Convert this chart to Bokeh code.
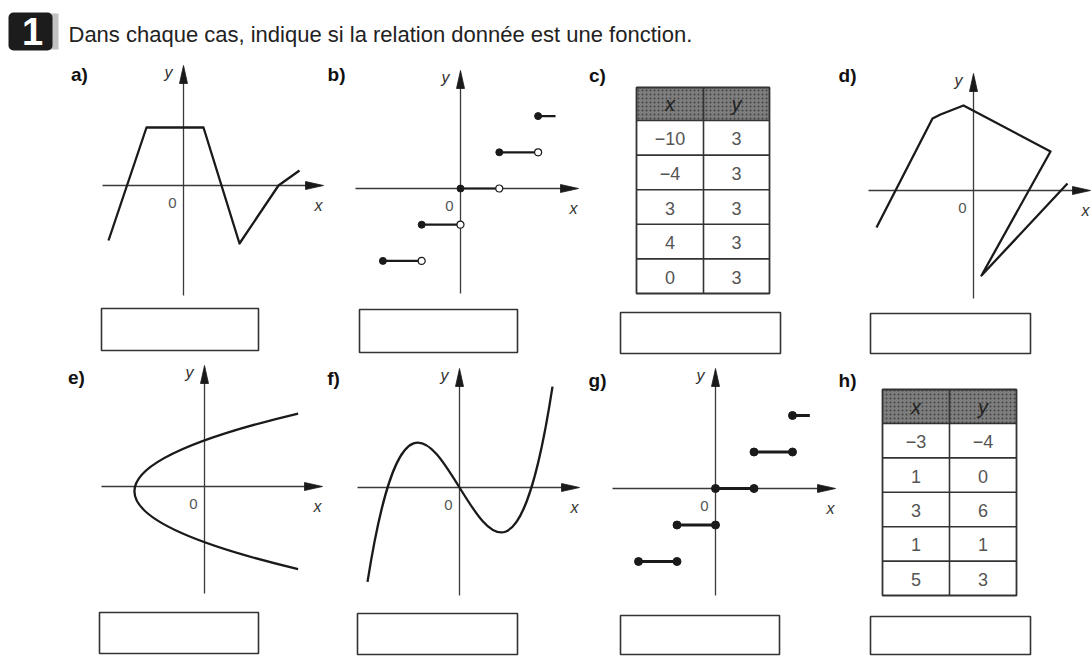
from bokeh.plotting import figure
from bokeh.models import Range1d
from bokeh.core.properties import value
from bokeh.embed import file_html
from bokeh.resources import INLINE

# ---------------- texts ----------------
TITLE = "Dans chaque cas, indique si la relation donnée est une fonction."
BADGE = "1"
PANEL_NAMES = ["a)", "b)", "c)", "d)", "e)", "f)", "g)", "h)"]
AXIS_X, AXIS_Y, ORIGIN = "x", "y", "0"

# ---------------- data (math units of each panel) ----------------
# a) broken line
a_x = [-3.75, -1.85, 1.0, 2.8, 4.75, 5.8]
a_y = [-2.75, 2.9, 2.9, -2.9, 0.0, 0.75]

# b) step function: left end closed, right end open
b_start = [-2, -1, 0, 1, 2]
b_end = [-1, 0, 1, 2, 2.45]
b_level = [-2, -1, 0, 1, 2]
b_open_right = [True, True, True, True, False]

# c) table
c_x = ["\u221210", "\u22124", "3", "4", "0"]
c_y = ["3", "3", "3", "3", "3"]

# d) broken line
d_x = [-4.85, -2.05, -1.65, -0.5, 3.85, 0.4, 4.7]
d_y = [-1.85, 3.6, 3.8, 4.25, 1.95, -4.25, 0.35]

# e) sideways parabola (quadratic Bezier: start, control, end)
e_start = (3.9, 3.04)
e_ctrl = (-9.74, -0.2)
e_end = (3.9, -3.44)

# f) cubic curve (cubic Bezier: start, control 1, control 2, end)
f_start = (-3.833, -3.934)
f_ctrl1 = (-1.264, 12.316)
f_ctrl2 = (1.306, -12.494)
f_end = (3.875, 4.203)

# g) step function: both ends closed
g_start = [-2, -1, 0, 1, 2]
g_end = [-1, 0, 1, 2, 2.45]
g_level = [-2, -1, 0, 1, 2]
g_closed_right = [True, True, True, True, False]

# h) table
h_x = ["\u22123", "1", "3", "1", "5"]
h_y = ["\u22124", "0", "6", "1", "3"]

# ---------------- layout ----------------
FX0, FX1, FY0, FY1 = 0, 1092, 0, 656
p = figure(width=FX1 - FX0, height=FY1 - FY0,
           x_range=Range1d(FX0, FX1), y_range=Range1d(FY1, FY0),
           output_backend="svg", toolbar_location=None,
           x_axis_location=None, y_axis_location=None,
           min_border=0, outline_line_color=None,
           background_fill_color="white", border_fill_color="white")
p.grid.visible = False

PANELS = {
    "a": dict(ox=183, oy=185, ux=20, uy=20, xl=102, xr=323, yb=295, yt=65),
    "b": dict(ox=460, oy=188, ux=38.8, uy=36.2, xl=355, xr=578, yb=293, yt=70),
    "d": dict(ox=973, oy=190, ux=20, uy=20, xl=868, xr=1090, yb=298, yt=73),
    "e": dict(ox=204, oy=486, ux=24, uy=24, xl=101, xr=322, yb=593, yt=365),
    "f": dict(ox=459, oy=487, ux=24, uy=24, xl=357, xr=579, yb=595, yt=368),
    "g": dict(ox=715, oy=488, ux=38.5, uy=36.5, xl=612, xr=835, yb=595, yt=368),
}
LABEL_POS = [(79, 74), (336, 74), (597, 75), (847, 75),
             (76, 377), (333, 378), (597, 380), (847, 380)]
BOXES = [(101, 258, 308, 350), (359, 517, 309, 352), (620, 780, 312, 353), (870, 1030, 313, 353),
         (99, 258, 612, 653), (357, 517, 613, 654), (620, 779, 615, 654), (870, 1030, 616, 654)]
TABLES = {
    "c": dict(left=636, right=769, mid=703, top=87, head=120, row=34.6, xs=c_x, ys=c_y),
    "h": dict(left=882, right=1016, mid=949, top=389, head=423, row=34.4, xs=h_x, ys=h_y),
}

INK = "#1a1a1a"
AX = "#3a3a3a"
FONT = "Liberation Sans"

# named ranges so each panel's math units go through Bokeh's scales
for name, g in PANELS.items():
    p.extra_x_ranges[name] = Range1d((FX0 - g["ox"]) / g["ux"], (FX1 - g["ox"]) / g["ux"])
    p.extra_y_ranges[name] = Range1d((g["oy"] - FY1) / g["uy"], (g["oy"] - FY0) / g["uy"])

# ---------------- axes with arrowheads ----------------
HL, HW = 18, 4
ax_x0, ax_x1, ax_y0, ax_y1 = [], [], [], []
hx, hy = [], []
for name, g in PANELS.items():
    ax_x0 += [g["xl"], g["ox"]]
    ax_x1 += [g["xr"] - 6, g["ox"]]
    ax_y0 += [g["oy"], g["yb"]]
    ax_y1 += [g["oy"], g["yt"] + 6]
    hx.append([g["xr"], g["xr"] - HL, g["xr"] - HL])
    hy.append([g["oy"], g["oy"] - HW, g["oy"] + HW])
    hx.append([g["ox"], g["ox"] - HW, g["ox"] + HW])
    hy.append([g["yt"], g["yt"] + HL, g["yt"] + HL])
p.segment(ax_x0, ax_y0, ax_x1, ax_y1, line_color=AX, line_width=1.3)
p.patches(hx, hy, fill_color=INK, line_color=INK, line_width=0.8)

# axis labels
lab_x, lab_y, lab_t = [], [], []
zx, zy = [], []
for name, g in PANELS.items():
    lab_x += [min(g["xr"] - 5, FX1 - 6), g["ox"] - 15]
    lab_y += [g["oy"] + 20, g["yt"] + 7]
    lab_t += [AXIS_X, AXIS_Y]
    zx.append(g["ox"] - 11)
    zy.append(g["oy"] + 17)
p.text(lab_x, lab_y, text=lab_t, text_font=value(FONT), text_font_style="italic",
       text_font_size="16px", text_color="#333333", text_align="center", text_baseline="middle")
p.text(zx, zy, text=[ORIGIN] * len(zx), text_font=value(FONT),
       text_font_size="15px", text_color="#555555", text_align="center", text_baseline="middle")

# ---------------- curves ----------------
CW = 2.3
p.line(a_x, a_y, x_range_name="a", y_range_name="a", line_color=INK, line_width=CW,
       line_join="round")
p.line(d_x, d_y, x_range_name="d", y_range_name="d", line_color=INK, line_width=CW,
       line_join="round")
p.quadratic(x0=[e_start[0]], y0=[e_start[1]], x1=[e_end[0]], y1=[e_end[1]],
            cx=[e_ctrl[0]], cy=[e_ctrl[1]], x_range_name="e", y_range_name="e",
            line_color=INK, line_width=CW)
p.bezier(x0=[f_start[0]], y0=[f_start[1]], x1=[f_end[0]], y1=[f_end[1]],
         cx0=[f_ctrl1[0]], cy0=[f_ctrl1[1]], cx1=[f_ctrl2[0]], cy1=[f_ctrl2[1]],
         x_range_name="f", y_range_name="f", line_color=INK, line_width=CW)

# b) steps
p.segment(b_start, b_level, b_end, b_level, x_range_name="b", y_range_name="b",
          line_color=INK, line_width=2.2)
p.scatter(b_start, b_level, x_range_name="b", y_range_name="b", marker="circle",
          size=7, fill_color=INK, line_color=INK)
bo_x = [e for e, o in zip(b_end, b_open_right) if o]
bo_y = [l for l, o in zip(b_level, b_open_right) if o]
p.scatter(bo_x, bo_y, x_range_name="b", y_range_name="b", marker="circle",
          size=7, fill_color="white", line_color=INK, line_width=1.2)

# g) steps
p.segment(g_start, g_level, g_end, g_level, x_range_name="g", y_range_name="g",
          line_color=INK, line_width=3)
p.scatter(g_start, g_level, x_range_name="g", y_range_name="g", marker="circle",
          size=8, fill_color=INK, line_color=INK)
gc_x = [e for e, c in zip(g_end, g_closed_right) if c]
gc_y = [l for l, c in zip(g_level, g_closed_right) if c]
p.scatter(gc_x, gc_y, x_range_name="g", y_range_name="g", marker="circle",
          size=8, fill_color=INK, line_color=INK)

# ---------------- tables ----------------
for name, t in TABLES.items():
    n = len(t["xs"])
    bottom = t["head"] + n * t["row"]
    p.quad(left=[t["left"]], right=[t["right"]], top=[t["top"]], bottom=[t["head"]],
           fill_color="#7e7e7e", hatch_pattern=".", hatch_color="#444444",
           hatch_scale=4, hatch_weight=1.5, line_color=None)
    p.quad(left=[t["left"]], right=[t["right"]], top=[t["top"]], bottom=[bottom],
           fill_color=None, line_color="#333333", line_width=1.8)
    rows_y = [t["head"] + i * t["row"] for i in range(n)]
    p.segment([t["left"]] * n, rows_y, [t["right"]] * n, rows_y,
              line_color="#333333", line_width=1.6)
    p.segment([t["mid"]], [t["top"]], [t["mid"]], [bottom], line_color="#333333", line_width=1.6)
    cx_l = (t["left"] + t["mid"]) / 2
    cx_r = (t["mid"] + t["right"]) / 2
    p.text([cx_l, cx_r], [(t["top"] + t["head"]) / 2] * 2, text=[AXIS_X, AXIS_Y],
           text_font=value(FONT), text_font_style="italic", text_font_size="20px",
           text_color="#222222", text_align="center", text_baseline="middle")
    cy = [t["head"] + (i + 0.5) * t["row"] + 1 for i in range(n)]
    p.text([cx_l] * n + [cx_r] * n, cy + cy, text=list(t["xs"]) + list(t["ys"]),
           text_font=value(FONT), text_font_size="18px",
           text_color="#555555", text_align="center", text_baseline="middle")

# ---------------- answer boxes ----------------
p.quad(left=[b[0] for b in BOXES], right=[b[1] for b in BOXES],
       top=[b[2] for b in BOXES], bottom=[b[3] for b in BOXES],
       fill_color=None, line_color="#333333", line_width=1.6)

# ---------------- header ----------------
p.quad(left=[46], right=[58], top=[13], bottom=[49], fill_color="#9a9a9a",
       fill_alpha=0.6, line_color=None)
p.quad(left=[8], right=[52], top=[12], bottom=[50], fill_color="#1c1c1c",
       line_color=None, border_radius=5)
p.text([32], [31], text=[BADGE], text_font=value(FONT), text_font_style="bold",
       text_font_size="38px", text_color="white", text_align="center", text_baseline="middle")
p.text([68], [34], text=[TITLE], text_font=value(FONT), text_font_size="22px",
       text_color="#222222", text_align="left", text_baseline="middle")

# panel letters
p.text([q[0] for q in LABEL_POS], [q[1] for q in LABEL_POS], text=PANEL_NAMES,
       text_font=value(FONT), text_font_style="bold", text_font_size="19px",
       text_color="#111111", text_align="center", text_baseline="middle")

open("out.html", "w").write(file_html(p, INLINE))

==============================

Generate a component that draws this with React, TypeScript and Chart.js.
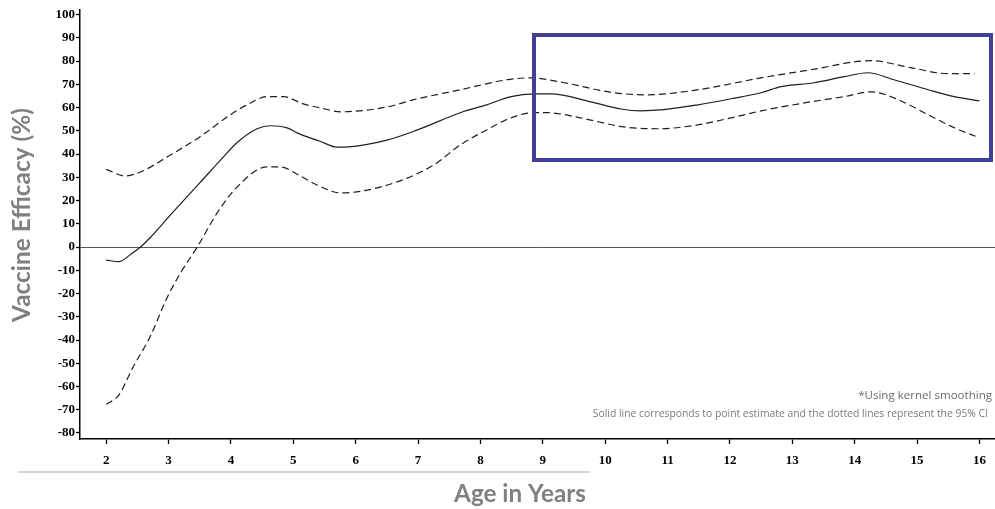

==============================

» **Task goal**: Copy only what runs above from the line containing "Convert this chart to Bokeh code." through the line containing "p.grid.visible = False", exactly. Leave out the pictures.

» **Problem solution**:
Convert this chart to Bokeh code.
from bokeh.plotting import figure
from bokeh.models import Range1d
from bokeh.core.properties import value
from bokeh.embed import file_html
from bokeh.resources import INLINE

# ---------------- texts ----------------
TITLE = "Dans chaque cas, indique si la relation donnée est une fonction."
BADGE = "1"
PANEL_NAMES = ["a)", "b)", "c)", "d)", "e)", "f)", "g)", "h)"]
AXIS_X, AXIS_Y, ORIGIN = "x", "y", "0"

# ---------------- data (math units of each panel) ----------------
# a) broken line
a_x = [-3.75, -1.85, 1.0, 2.8, 4.75, 5.8]
a_y = [-2.75, 2.9, 2.9, -2.9, 0.0, 0.75]

# b) step function: left end closed, right end open
b_start = [-2, -1, 0, 1, 2]
b_end = [-1, 0, 1, 2, 2.45]
b_level = [-2, -1, 0, 1, 2]
b_open_right = [True, True, True, True, False]

# c) table
c_x = ["\u221210", "\u22124", "3", "4", "0"]
c_y = ["3", "3", "3", "3", "3"]

# d) broken line
d_x = [-4.85, -2.05, -1.65, -0.5, 3.85, 0.4, 4.7]
d_y = [-1.85, 3.6, 3.8, 4.25, 1.95, -4.25, 0.35]

# e) sideways parabola (quadratic Bezier: start, control, end)
e_start = (3.9, 3.04)
e_ctrl = (-9.74, -0.2)
e_end = (3.9, -3.44)

# f) cubic curve (cubic Bezier: start, control 1, control 2, end)
f_start = (-3.833, -3.934)
f_ctrl1 = (-1.264, 12.316)
f_ctrl2 = (1.306, -12.494)
f_end = (3.875, 4.203)

# g) step function: both ends closed
g_start = [-2, -1, 0, 1, 2]
g_end = [-1, 0, 1, 2, 2.45]
g_level = [-2, -1, 0, 1, 2]
g_closed_right = [True, True, True, True, False]

# h) table
h_x = ["\u22123", "1", "3", "1", "5"]
h_y = ["\u22124", "0", "6", "1", "3"]

# ---------------- layout ----------------
FX0, FX1, FY0, FY1 = 0, 1092, 0, 656
p = figure(width=FX1 - FX0, height=FY1 - FY0,
           x_range=Range1d(FX0, FX1), y_range=Range1d(FY1, FY0),
           output_backend="svg", toolbar_location=None,
           x_axis_location=None, y_axis_location=None,
           min_border=0, outline_line_color=None,
           background_fill_color="white", border_fill_color="white")
p.grid.visible = False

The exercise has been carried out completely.